Heart failure is a debilitating disease in which abnormal function of the heart leads in the direction of inadequate blood flow to fulfill the needs of the tissues and organs of the body. Typically, the heart loses propulsive power because the cardiac muscle loses capacity to stretch and contract. Often, the ventricles do not adequately eject or fill with blood between heartbeats and the valves regulating blood flow become leaky, allowing regurgitation or back-flow of blood. The impairment of arterial circulation deprives vital organs of oxygen and nutrients. Fatigue, weakness and the inability to carry out daily tasks may result. Not all heart failure patients suffer debilitating symptoms immediately. Some may live actively for years. Yet, with few exceptions, the disease is relentlessly progressive. As heart failure progresses, it tends to become increasingly difficult to manage. Even the compensatory responses it triggers in the body may themselves eventually complicate the clinical prognosis. For example, when the heart attempts to compensate for reduced cardiac output, it adds muscle causing the ventricles (particularly the left ventricle) to grow in volume in an attempt to pump more blood with each heartbeat. This places a still higher demand on the heart's oxygen supply. If the oxygen supply falls short of the growing demand, as it often does, further injury to the heart may result. The additional muscle mass may also stiffen the heart walls to hamper rather than assist in providing cardiac output. A particularly severe form of heart failure is congestive heart failure (CHF) wherein the weak pumping of the heart leads to build-up of fluids in the lungs and other organs and tissues.

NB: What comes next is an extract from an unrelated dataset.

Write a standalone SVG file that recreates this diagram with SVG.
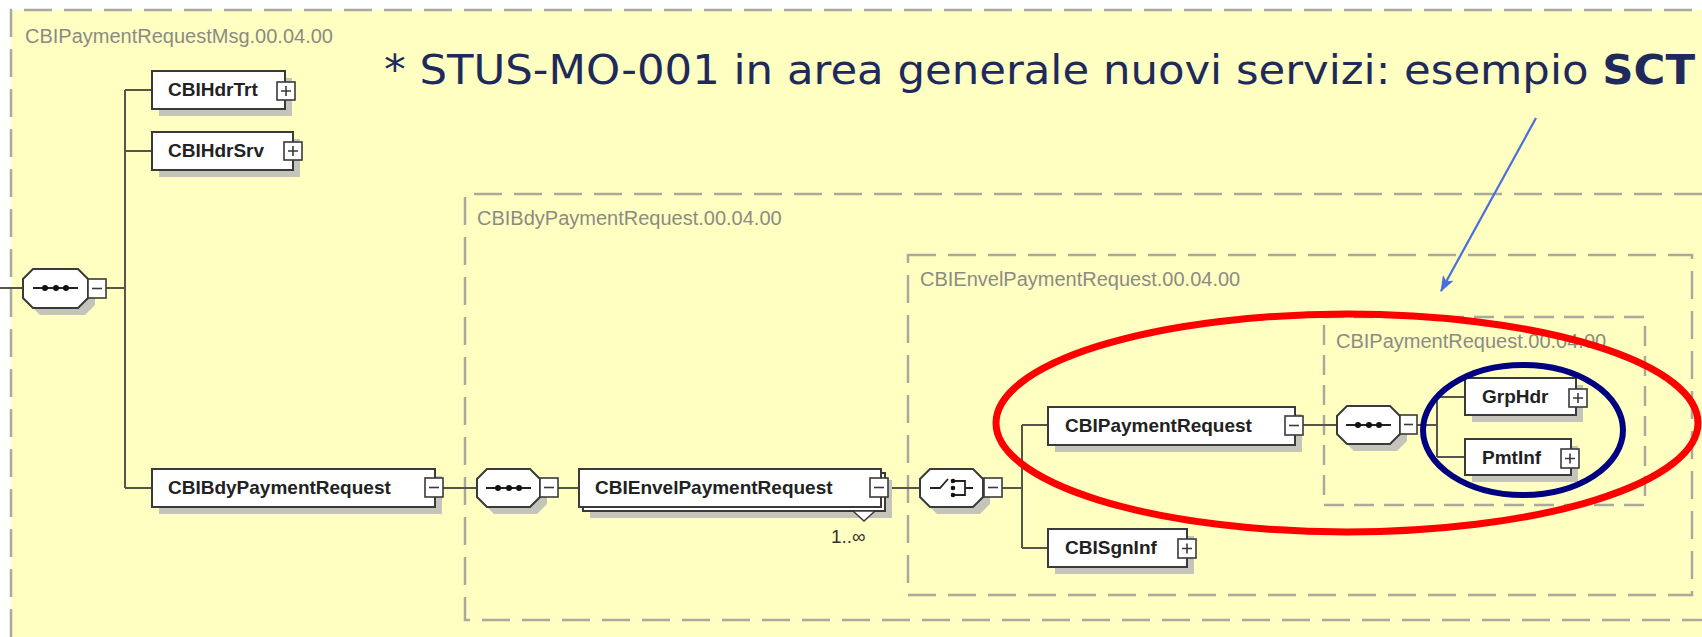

Pulmonary edema occurs when the alveoli of the lungs fill with fluid instead of air, preventing oxygen from being absorbed into the bloodstream. That is, when a diseased or overworked left ventricle is no longer able to pump enough of the blood it receives from the lungs, pressure thereby increases inside the left atrium and then in the pulmonary veins and capillaries, causing fluid to be pushed through the capillary walls into the air sacs. This can cause severe respiratory problems and, left untreated, can be fatal. Note that pulmonary edema can also arise due to other factors besides heart failure, such as infections. Pulmonary edema due to heart failure may be specifically referred to as cardiogenic pulmonary edema. Herein, for brevity, the term pulmonary edema will be used to refer to cardiogenic pulmonary edema.
In general, whenever the right ventricle pumps more blood than the left ventricle is capable of pumping (for whatever reason), pulmonary congestion will arise. It would be desirable to exploit this insight to provide techniques for detecting pulmonary congestion and edema, and it is to that end that the invention is generally directed.